Tuesday, November 9, 2021

L.T. Meade, Postscript

So, one detail I forgot to add to my post about Meade relates to the title story, "Eyes of Terror". This tale involves a plucky young woman who's being haunted by a sinister figure with glowing eyes. In the end all is revealed: the haunting is a fake staged by her cousin, who wants to break down her resistance to marrying him where he cd get his hands on the family fortune.

All this is pretty standard stuff, and a good example of what Todorov calls 'the uncanny', in that in the summing-up the mechanism behind the haunting is explained.

Except that the explanation doesn't hold water for a modern reader.

We're told the villain has been using radium, which, "as you know, when held near the eyes, can give them a luminous and very ghastly appearance" (Meade p.224). Thus he's using doses of radium to make his eyes glow like Gollum's. 

It's that "as you know" that gets to me here. I've seen this kind of hand-waving around the lesser-known properties of new radioactive elements before -- e.g. in an old episode of THE SHADOW (which revealed the dubious solution that exposure to radium causes whatever pathogens are in the body to re-assert themselves --- thus each victim dies of a different disease from the same cause). Here it makes me think that Meade's scientific and medical advisors were perhaps behind the curve so far as expertise went.* 

One other detail that caught my eye was the jingoism of the recent Boer War** that forms an important part of the background to the tale. We are told that the detective agrees to help the point of view character because she is "the daughter of that Colonel Dallas whose gallant action, when he sacrificed his life for his country on the march to Pretoria, is the talk and admiration of the country" (Meade .201).

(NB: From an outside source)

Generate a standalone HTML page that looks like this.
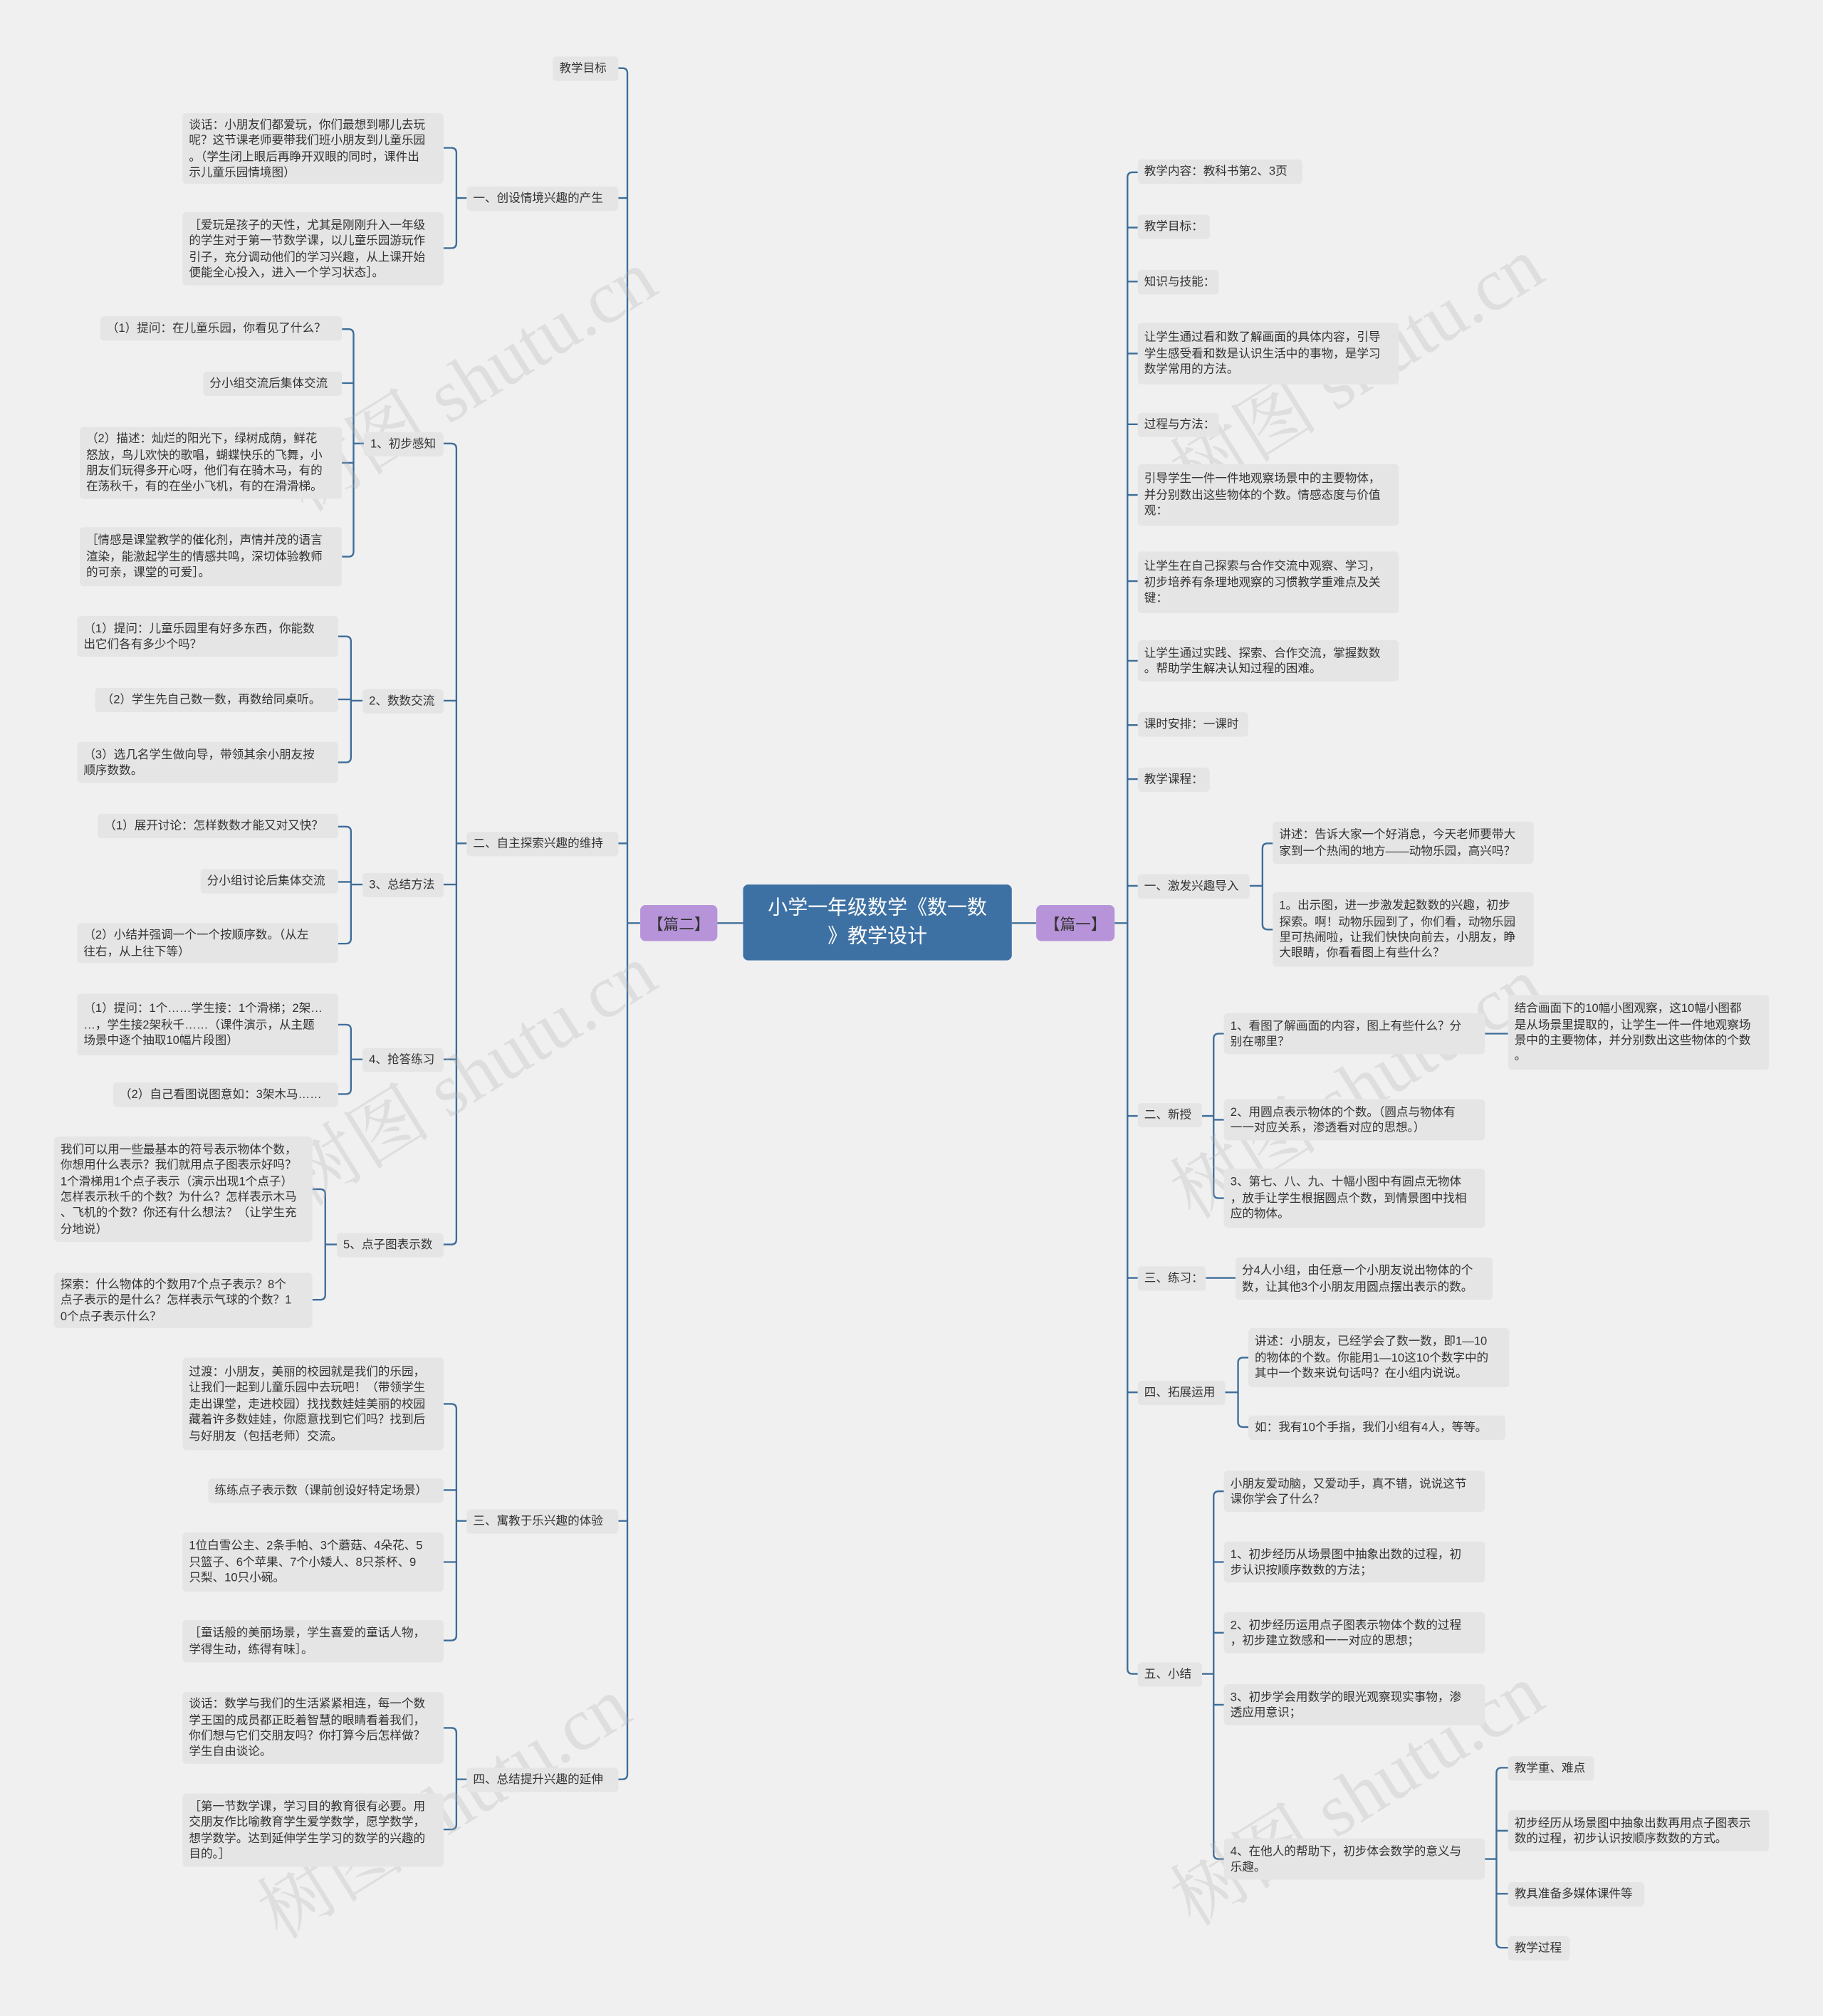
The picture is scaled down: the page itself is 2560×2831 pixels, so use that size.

So, does the story remain Uncanny, as it wd have been at the time of writing in the intent of the author? Or does the passage of time here undercut the credibility of the solution, transforming the tale into an impossibility, or Marvellous in Todorov's terms? At least we know it's not in the middle category, Fantastique (Fantasy), a designation reserved only to strories which end without the Uncanny vs Marvellous dichotomy being resolved. 

--John R.

--current reading: BARDS OF BONE PLAIN

--today's song: THE BOSTON RAG


*to be fair, after his capture the villain does complain repeatedly that his eyes hurt and that the radium seems to have affected his vision.